▸ WHAT IS REQUIRED
Quote word for word the lines below, beginning with the first and ending with the one that has "import seaborn as sns". Drop the pictures.

═══

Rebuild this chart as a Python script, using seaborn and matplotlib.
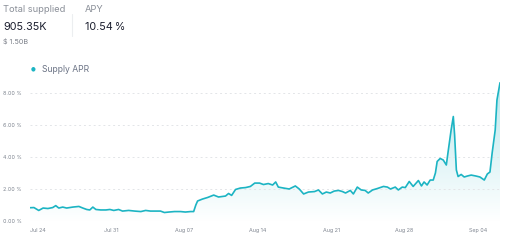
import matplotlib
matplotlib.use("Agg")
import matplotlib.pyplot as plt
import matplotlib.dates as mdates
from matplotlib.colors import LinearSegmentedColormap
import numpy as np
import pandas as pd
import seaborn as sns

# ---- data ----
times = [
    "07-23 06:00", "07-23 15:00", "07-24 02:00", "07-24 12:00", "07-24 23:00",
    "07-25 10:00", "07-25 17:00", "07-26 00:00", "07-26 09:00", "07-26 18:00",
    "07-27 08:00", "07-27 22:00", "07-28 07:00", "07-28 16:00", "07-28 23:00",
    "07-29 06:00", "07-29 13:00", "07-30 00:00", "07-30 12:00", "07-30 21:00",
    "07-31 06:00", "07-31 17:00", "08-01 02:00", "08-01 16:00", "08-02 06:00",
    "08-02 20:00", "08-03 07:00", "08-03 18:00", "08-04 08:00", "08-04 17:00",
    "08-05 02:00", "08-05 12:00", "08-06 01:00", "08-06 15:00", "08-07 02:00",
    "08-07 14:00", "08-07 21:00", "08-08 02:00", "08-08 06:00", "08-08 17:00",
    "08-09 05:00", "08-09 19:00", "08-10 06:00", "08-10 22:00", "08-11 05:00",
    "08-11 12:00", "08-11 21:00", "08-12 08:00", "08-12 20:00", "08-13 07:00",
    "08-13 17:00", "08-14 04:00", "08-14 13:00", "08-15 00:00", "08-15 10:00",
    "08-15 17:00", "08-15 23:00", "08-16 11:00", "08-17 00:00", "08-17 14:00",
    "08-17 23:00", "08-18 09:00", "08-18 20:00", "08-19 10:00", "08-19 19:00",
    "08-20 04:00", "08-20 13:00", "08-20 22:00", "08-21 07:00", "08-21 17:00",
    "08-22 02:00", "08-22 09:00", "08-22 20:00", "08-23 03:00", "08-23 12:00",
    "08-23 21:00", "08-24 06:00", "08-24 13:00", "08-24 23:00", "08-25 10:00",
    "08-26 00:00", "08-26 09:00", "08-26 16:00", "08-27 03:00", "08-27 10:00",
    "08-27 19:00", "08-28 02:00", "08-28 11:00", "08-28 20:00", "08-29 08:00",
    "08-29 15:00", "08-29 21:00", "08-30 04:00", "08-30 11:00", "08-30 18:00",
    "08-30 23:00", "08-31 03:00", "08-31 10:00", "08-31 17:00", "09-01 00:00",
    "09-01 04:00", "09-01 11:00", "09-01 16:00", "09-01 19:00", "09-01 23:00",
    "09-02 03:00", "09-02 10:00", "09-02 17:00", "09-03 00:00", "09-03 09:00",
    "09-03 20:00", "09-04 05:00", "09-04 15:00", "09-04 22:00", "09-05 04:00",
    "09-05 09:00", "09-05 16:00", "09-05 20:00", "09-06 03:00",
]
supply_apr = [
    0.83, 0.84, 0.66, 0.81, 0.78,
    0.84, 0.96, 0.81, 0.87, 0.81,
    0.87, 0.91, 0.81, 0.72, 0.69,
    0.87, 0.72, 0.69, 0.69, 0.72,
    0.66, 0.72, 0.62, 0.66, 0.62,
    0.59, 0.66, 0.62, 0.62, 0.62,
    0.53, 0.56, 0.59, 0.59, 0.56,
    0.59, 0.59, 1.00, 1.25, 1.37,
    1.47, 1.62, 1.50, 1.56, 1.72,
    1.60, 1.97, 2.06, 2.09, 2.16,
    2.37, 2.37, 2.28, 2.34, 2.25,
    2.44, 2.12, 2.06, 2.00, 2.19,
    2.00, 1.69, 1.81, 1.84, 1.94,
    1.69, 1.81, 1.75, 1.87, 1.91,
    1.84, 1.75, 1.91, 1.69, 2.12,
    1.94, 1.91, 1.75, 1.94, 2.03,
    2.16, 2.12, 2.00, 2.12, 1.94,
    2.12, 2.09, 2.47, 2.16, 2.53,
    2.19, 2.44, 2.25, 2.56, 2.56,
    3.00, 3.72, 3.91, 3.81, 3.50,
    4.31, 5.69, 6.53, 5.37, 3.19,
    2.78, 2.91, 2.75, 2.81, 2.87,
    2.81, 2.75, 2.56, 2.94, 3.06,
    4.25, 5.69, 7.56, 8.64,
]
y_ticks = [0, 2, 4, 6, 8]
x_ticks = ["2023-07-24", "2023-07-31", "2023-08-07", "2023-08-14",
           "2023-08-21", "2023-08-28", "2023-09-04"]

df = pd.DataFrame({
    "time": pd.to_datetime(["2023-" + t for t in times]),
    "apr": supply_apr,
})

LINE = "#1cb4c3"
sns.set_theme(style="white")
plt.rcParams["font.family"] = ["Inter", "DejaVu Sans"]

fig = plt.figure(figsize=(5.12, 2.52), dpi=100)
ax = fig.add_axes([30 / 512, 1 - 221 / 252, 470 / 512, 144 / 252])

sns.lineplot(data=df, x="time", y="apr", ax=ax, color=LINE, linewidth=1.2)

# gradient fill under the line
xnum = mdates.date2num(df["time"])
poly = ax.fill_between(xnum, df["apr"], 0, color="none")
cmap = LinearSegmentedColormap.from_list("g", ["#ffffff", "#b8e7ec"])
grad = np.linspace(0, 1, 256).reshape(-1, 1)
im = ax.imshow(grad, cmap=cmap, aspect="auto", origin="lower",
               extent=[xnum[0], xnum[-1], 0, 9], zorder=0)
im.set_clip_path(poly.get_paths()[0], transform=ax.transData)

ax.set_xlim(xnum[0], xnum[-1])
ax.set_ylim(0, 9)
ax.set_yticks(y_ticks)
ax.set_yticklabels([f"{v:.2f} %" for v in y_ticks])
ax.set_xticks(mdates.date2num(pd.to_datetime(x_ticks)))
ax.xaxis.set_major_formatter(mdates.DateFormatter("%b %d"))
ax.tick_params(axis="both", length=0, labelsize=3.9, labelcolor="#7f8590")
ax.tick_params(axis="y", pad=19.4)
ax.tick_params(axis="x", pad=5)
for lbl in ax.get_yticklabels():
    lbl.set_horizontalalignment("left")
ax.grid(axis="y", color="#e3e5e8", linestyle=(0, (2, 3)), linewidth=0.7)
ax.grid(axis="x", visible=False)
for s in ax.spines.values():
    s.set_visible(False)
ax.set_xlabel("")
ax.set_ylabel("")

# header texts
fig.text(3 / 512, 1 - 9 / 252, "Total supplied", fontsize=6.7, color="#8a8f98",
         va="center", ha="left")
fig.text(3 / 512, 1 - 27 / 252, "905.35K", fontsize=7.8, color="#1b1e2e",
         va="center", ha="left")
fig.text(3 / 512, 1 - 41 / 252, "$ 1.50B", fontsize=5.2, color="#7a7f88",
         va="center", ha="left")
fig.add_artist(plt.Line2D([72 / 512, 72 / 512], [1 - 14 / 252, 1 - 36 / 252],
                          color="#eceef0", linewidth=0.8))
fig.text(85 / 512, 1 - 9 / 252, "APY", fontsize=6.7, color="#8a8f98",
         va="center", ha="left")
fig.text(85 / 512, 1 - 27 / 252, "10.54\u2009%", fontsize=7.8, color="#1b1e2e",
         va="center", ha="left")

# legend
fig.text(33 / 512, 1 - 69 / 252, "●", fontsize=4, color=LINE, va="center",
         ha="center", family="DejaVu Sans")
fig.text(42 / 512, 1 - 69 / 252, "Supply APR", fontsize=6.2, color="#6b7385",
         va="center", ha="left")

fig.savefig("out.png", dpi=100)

═══

▸ RESPONSE TO THE EXERCISE
Rebuild this chart as a Python script, using seaborn and matplotlib.
import matplotlib
matplotlib.use("Agg")
import matplotlib.pyplot as plt
import matplotlib.dates as mdates
from matplotlib.colors import LinearSegmentedColormap
import numpy as np
import pandas as pd
import seaborn as sns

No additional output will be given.